▸ TASK REQUIREMENTS: Extract word for word the lines of the listing from its start to the line holding "import numpy as np", both ends kept; pictures are not part of the copy.
— begin INFORMATION PROVIDED —
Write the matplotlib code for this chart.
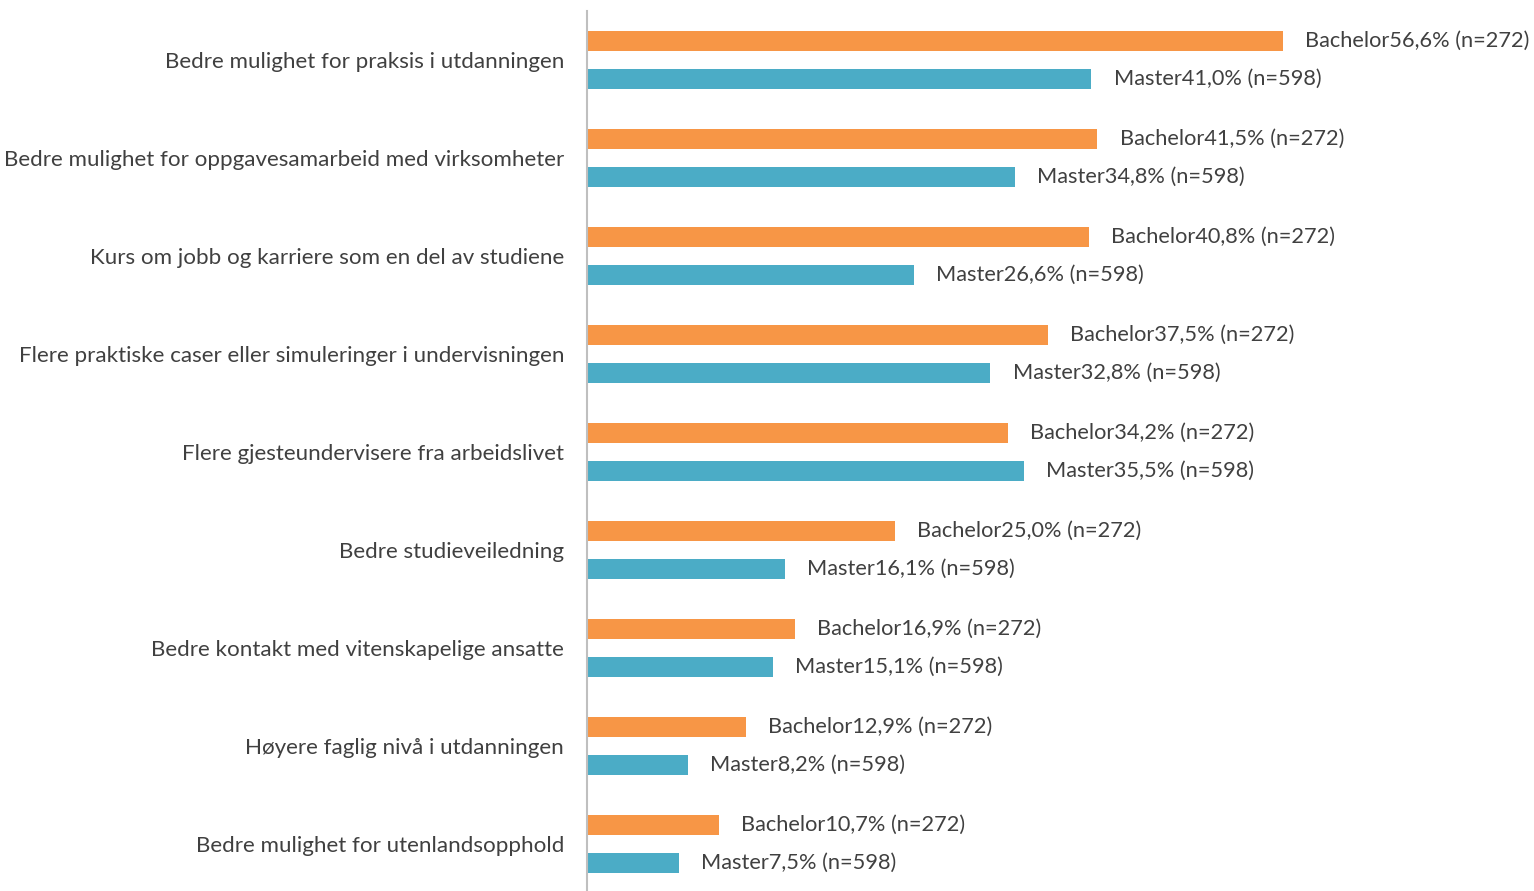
import matplotlib
matplotlib.use('Agg')
import matplotlib.pyplot as plt
import numpy as np

categories = [
    'Bedre mulighet for praksis i utdanningen',
    'Bedre mulighet for oppgavesamarbeid med virksomheter',
    'Kurs om jobb og karriere som en del av studiene',
    'Flere praktiske caser eller simuleringer i undervisningen',
    'Flere gjesteundervisere fra arbeidslivet',
    'Bedre studieveiledning',
    'Bedre kontakt med vitenskapelige ansatte',
    'Høyere faglig nivå i utdanningen',
    'Bedre mulighet for utenlandsopphold',
]
bachelor = [56.6, 41.5, 40.8, 37.5, 34.2, 25.0, 16.9, 12.9, 10.7]
master = [41.0, 34.8, 26.6, 32.8, 35.5, 16.1, 15.1, 8.2, 7.5]
n_bachelor = 272
n_master = 598

plt.rcParams['font.family'] = ['Lato', 'DejaVu Sans']
text_color = '#404040'

fig = plt.figure(figsize=(15.34, 8.91), dpi=100)
ax = fig.add_axes([587 / 1534, -2 / 891, 1 - 587 / 1534, 1 - 9 / 891])

y = np.arange(len(categories))
off = 0.194
h = 0.205
ax.barh(y - off, bachelor, height=h, color='#F79646')
ax.barh(y + off, master, height=h, color='#4BACC6')

for yi, b, m in zip(y, bachelor, master):
    ax.annotate(f'Bachelor{b:.1f}% (n={n_bachelor})'.replace('.', ','),
                xy=(b, yi - off), xytext=(16, 0), textcoords='offset points',
                va='center', ha='left', fontsize=15.7, color=text_color,
                annotation_clip=False)
    ax.annotate(f'Master{m:.1f}% (n={n_master})'.replace('.', ','),
                xy=(m, yi + off), xytext=(16, 0), textcoords='offset points',
                va='center', ha='left', fontsize=15.7, color=text_color,
                annotation_clip=False)

ax.set_xlim(0, (1534 - 587) / 12.3)
ax.set_ylim(len(categories) - 0.5, -0.5)
ax.set_yticks(y)
ax.set_yticklabels(categories, fontsize=16.1, color=text_color)
ax.tick_params(axis='y', length=0, pad=16.5)
ax.set_xticks([])
for s in ('top', 'right', 'bottom'):
    ax.spines[s].set_visible(False)
ax.spines['left'].set_color('#BFBFBF')
ax.spines['left'].set_linewidth(1.5)

fig.savefig('out.png', dpi=100)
— end INFORMATION PROVIDED —
▸ CORRECT RESULT:
Write the matplotlib code for this chart.
import matplotlib
matplotlib.use('Agg')
import matplotlib.pyplot as plt
import numpy as np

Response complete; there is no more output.